WRITTEN INSTRUCTION: Write out all the data again, exactly as it stands.

┌─ MATERIAL SUPPLIED

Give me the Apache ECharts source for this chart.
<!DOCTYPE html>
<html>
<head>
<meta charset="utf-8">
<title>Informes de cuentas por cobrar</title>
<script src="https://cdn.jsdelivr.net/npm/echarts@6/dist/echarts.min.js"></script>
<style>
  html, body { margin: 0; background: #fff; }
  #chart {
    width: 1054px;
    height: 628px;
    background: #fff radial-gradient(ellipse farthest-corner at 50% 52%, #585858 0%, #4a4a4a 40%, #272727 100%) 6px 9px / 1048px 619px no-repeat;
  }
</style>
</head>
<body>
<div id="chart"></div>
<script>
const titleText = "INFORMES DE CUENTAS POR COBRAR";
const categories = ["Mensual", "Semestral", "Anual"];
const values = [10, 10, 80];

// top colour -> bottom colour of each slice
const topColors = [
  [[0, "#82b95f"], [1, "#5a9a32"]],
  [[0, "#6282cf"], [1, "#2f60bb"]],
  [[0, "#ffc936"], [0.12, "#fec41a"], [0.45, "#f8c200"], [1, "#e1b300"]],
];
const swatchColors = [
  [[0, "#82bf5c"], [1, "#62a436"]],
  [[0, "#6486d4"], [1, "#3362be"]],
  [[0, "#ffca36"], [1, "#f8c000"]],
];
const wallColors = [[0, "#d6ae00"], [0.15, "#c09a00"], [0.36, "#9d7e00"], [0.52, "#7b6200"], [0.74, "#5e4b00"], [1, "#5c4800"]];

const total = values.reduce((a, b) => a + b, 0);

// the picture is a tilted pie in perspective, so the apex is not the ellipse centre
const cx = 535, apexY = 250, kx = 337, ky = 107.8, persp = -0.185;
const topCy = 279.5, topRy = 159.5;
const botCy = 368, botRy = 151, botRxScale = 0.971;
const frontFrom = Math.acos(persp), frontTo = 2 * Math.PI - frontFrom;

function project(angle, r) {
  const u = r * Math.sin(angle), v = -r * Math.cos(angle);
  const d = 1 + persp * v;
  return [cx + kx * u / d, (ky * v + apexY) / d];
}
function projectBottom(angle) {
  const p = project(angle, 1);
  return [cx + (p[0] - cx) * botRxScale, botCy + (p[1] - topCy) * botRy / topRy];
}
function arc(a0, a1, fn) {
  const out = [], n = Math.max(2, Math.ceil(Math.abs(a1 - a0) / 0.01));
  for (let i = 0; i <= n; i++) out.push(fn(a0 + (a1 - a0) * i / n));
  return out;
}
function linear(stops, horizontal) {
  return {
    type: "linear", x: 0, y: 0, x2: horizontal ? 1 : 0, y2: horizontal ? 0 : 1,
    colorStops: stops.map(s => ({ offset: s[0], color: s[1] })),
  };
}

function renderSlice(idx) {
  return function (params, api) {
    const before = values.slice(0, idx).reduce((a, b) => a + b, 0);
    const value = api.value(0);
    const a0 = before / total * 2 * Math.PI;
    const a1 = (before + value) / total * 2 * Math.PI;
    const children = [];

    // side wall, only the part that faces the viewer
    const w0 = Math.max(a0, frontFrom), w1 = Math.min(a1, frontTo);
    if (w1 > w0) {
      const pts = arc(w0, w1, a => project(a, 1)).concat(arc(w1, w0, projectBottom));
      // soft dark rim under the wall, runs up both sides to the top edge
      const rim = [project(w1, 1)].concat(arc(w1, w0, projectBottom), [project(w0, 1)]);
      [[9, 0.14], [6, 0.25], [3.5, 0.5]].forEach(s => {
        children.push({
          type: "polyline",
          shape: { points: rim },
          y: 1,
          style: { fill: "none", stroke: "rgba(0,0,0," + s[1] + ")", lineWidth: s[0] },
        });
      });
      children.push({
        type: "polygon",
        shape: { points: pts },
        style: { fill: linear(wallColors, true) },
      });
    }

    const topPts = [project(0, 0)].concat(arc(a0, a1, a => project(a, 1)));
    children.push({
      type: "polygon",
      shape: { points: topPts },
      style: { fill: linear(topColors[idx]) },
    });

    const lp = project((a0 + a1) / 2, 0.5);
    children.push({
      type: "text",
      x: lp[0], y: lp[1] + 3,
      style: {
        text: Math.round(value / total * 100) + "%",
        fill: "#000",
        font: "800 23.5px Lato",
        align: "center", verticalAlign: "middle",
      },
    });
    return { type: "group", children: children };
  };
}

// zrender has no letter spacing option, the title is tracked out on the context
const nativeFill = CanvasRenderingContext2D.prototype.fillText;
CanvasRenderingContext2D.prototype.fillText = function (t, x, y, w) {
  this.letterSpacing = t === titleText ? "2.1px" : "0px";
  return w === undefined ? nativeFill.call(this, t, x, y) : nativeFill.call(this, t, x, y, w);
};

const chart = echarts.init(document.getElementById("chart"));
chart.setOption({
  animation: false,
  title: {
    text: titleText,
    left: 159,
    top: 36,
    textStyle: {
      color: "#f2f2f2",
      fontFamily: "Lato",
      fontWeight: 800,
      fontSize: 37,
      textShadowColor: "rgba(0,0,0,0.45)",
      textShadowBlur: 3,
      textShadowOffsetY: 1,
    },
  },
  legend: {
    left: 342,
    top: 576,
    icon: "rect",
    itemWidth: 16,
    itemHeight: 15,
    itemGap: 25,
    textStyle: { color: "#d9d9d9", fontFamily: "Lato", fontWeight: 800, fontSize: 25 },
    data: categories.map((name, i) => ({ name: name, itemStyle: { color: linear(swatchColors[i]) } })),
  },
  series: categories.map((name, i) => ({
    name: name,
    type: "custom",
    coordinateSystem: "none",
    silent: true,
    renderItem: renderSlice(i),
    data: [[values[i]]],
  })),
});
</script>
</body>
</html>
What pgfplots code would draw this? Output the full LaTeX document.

└─

THE SOLUTION:
Give me the Apache ECharts source for this chart.
<!DOCTYPE html>
<html>
<head>
<meta charset="utf-8">
<title>Informes de cuentas por cobrar</title>
<script src="https://cdn.jsdelivr.net/npm/echarts@6/dist/echarts.min.js"></script>
<style>
  html, body { margin: 0; background: #fff; }
  #chart {
    width: 1054px;
    height: 628px;
    background: #fff radial-gradient(ellipse farthest-corner at 50% 52%, #585858 0%, #4a4a4a 40%, #272727 100%) 6px 9px / 1048px 619px no-repeat;
  }
</style>
</head>
<body>
<div id="chart"></div>
<script>
const titleText = "INFORMES DE CUENTAS POR COBRAR";
const categories = ["Mensual", "Semestral", "Anual"];
const values = [10, 10, 80];

// top colour -> bottom colour of each slice
const topColors = [
  [[0, "#82b95f"], [1, "#5a9a32"]],
  [[0, "#6282cf"], [1, "#2f60bb"]],
  [[0, "#ffc936"], [0.12, "#fec41a"], [0.45, "#f8c200"], [1, "#e1b300"]],
];
const swatchColors = [
  [[0, "#82bf5c"], [1, "#62a436"]],
  [[0, "#6486d4"], [1, "#3362be"]],
  [[0, "#ffca36"], [1, "#f8c000"]],
];
const wallColors = [[0, "#d6ae00"], [0.15, "#c09a00"], [0.36, "#9d7e00"], [0.52, "#7b6200"], [0.74, "#5e4b00"], [1, "#5c4800"]];

const total = values.reduce((a, b) => a + b, 0);

// the picture is a tilted pie in perspective, so the apex is not the ellipse centre
const cx = 535, apexY = 250, kx = 337, ky = 107.8, persp = -0.185;
const topCy = 279.5, topRy = 159.5;
const botCy = 368, botRy = 151, botRxScale = 0.971;
const frontFrom = Math.acos(persp), frontTo = 2 * Math.PI - frontFrom;

function project(angle, r) {
  const u = r * Math.sin(angle), v = -r * Math.cos(angle);
  const d = 1 + persp * v;
  return [cx + kx * u / d, (ky * v + apexY) / d];
}
function projectBottom(angle) {
  const p = project(angle, 1);
  return [cx + (p[0] - cx) * botRxScale, botCy + (p[1] - topCy) * botRy / topRy];
}
function arc(a0, a1, fn) {
  const out = [], n = Math.max(2, Math.ceil(Math.abs(a1 - a0) / 0.01));
  for (let i = 0; i <= n; i++) out.push(fn(a0 + (a1 - a0) * i / n));
  return out;
}
function linear(stops, horizontal) {
  return {
    type: "linear", x: 0, y: 0, x2: horizontal ? 1 : 0, y2: horizontal ? 0 : 1,
    colorStops: stops.map(s => ({ offset: s[0], color: s[1] })),
  };
}

function renderSlice(idx) {
  return function (params, api) {
    const before = values.slice(0, idx).reduce((a, b) => a + b, 0);
    const value = api.value(0);
    const a0 = before / total * 2 * Math.PI;
    const a1 = (before + value) / total * 2 * Math.PI;
    const children = [];

    // side wall, only the part that faces the viewer
    const w0 = Math.max(a0, frontFrom), w1 = Math.min(a1, frontTo);
    if (w1 > w0) {
      const pts = arc(w0, w1, a => project(a, 1)).concat(arc(w1, w0, projectBottom));
      // soft dark rim under the wall, runs up both sides to the top edge
      const rim = [project(w1, 1)].concat(arc(w1, w0, projectBottom), [project(w0, 1)]);
      [[9, 0.14], [6, 0.25], [3.5, 0.5]].forEach(s => {
        children.push({
          type: "polyline",
          shape: { points: rim },
          y: 1,
          style: { fill: "none", stroke: "rgba(0,0,0," + s[1] + ")", lineWidth: s[0] },
        });
      });
      children.push({
        type: "polygon",
        shape: { points: pts },
        style: { fill: linear(wallColors, true) },
      });
    }

    const topPts = [project(0, 0)].concat(arc(a0, a1, a => project(a, 1)));
    children.push({
      type: "polygon",
      shape: { points: topPts },
      style: { fill: linear(topColors[idx]) },
    });

    const lp = project((a0 + a1) / 2, 0.5);
    children.push({
      type: "text",
      x: lp[0], y: lp[1] + 3,
      style: {
        text: Math.round(value / total * 100) + "%",
        fill: "#000",
        font: "800 23.5px Lato",
        align: "center", verticalAlign: "middle",
      },
    });
    return { type: "group", children: children };
  };
}

// zrender has no letter spacing option, the title is tracked out on the context
const nativeFill = CanvasRenderingContext2D.prototype.fillText;
CanvasRenderingContext2D.prototype.fillText = function (t, x, y, w) {
  this.letterSpacing = t === titleText ? "2.1px" : "0px";
  return w === undefined ? nativeFill.call(this, t, x, y) : nativeFill.call(this, t, x, y, w);
};

const chart = echarts.init(document.getElementById("chart"));
chart.setOption({
  animation: false,
  title: {
    text: titleText,
    left: 159,
    top: 36,
    textStyle: {
      color: "#f2f2f2",
      fontFamily: "Lato",
      fontWeight: 800,
      fontSize: 37,
      textShadowColor: "rgba(0,0,0,0.45)",
      textShadowBlur: 3,
      textShadowOffsetY: 1,
    },
  },
  legend: {
    left: 342,
    top: 576,
    icon: "rect",
    itemWidth: 16,
    itemHeight: 15,
    itemGap: 25,
    textStyle: { color: "#d9d9d9", fontFamily: "Lato", fontWeight: 800, fontSize: 25 },
    data: categories.map((name, i) => ({ name: name, itemStyle: { color: linear(swatchColors[i]) } })),
  },
  series: categories.map((name, i) => ({
    name: name,
    type: "custom",
    coordinateSystem: "none",
    silent: true,
    renderItem: renderSlice(i),
    data: [[values[i]]],
  })),
});
</script>
</body>
</html>
What pgfplots code would draw this? Output the full LaTeX document.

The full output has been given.